━━━━━ SOURCE EXCERPT
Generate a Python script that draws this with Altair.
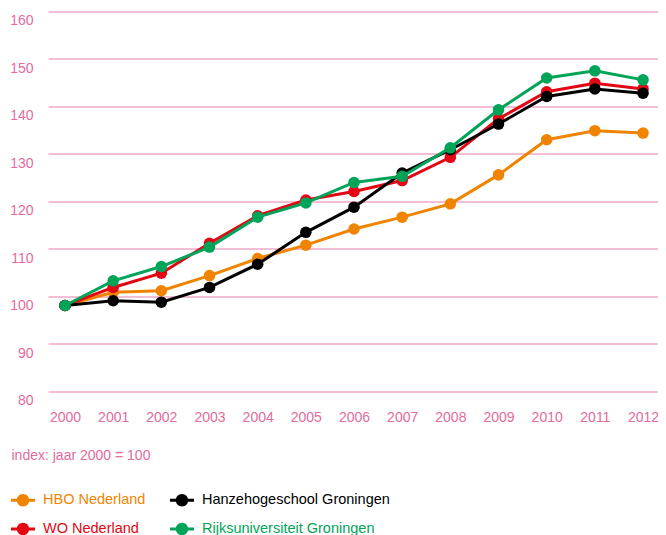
import altair as alt
import pandas as pd

# ---- data ----
years = list(range(2000, 2013))
hbo_nederland = [100, 102.8, 103.1, 106.3, 109.9, 112.7, 116.1, 118.6, 121.4, 127.5, 134.9, 136.8, 136.3]
wo_nederland = [100, 103.8, 106.8, 113.1, 118.9, 122.2, 124.0, 126.3, 131.2, 139.3, 145.0, 146.8, 145.6]
hanzehogeschool = [100, 101.0, 100.7, 103.8, 108.7, 115.4, 120.7, 127.9, 132.8, 138.2, 144.0, 145.6, 144.7]
rijksuniversiteit = [100, 105.2, 108.2, 112.3, 118.6, 121.6, 125.9, 127.2, 133.2, 141.2, 147.9, 149.4, 147.5]

series_names = ["HBO Nederland", "WO Nederland", "Hanzehogeschool Groningen", "Rijksuniversiteit Groningen"]
series_colors = ["#F08400", "#E30613", "#000000", "#00A459"]
draw_order = ["HBO Nederland", "WO Nederland", "Hanzehogeschool Groningen", "Rijksuniversiteit Groningen"]
y_ticks = [80, 90, 100, 110, 120, 130, 140, 150, 160]
axis_note = "index: jaar 2000 = 100"

values = {
    "HBO Nederland": hbo_nederland,
    "WO Nederland": wo_nederland,
    "Hanzehogeschool Groningen": hanzehogeschool,
    "Rijksuniversiteit Groningen": rijksuniversiteit,
}
rows = []
for name in draw_order:
    for yr, v in zip(years, values[name]):
        rows.append({"jaar": yr, "index": v, "serie": name})
df = pd.DataFrame(rows)

PINK = "#E66A9E"
GRID = "#EA7DAE"
FONT = "Liberation Sans"

color_map = dict(zip(series_names, series_colors))
label_expr = " : ".join(
    [f"datum.value === '{n}' ? '{c}'" for n, c in color_map.items()]
) + " : '#000000'"

SYMBOL = (
    "M-1,-0.12 L-0.42,-0.12 L-0.42,0.12 L-1,0.12 Z "
    "M0.42,-0.12 L1,-0.12 L1,0.12 L0.42,0.12 Z "
    "M0.52,0 A0.52,0.52 0 1,1 -0.52,0 A0.52,0.52 0 1,1 0.52,0 Z"
)

cscale = alt.Scale(domain=series_names, range=series_colors)

X = alt.X(
    "jaar:Q",
    scale=alt.Scale(domain=[1999.647, 2012.311], nice=False, zero=False),
    axis=alt.Axis(
        values=years, format="d", grid=False, ticks=False, domain=False,
        labelPadding=10, labelFontSize=14, labelColor=PINK, labelFont=FONT,
        title=axis_note, titleX=-37, titleY=54.5, titleAlign="left",
        titleBaseline="middle", titleAnchor="start", titleFontWeight="normal",
        titleColor=PINK, titleFontSize=14, titleFont=FONT,
    ),
)
Y = alt.Y(
    "index:Q",
    scale=alt.Scale(domain=[80, 160], nice=False, zero=False),
    axis=alt.Axis(
        values=y_ticks, grid=True, gridColor=GRID, gridWidth=1, ticks=False,
        domain=False, labelPadding=15, labelFontSize=14, labelColor=PINK,
        labelFont=FONT, tickOffset=-9.5, labelOffset=9.5, title=None,
    ),
)

legend = alt.Legend(
    title=None, orient="none", legendX=-37, legendY=467.5, columns=2,
    columnPadding=24, rowPadding=10, symbolType=SYMBOL, symbolSize=576,
    symbolStrokeWidth=0, symbolOpacity=1, labelOffset=8, labelFontSize=14.5,
    labelFont=FONT, labelLimit=300, labelColor=alt.ExprRef(label_expr),
    padding=0,
)

layers = []
for i, name in enumerate(draw_order):
    base = alt.Chart(df).transform_filter(alt.datum.serie == name)
    line = base.mark_line(strokeWidth=3).encode(
        x=X, y=Y, color=alt.Color("serie:N", scale=cscale, legend=None)
    )
    pts = base.mark_circle(size=133, opacity=1).encode(
        x=X, y=Y, color=alt.Color("serie:N", scale=cscale, legend=legend)
    )
    if i == 0:
        layers += [pts, line]
    else:
        layers += [line, pts]

chart = (
    alt.layer(*layers)
    .properties(
        width=610, height=380,
        autosize=alt.AutoSizeParams(type="none"),
        padding={"left": 40, "top": 12.5, "right": 0, "bottom": 134.5},
    )
    .configure_view(stroke=None)
)

chart.save("out.html", embed_options={"renderer": "svg", "actions": False})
━━━━━━━━━━
Only the lines from the top of the data through the line with "147.9, 149.4, 147.5]" should be quoted, exactly and with both ends kept; skip the pictures.

_WRITTEN SOLUTION_:
Generate a Python script that draws this with Altair.
import altair as alt
import pandas as pd

# ---- data ----
years = list(range(2000, 2013))
hbo_nederland = [100, 102.8, 103.1, 106.3, 109.9, 112.7, 116.1, 118.6, 121.4, 127.5, 134.9, 136.8, 136.3]
wo_nederland = [100, 103.8, 106.8, 113.1, 118.9, 122.2, 124.0, 126.3, 131.2, 139.3, 145.0, 146.8, 145.6]
hanzehogeschool = [100, 101.0, 100.7, 103.8, 108.7, 115.4, 120.7, 127.9, 132.8, 138.2, 144.0, 145.6, 144.7]
rijksuniversiteit = [100, 105.2, 108.2, 112.3, 118.6, 121.6, 125.9, 127.2, 133.2, 141.2, 147.9, 149.4, 147.5]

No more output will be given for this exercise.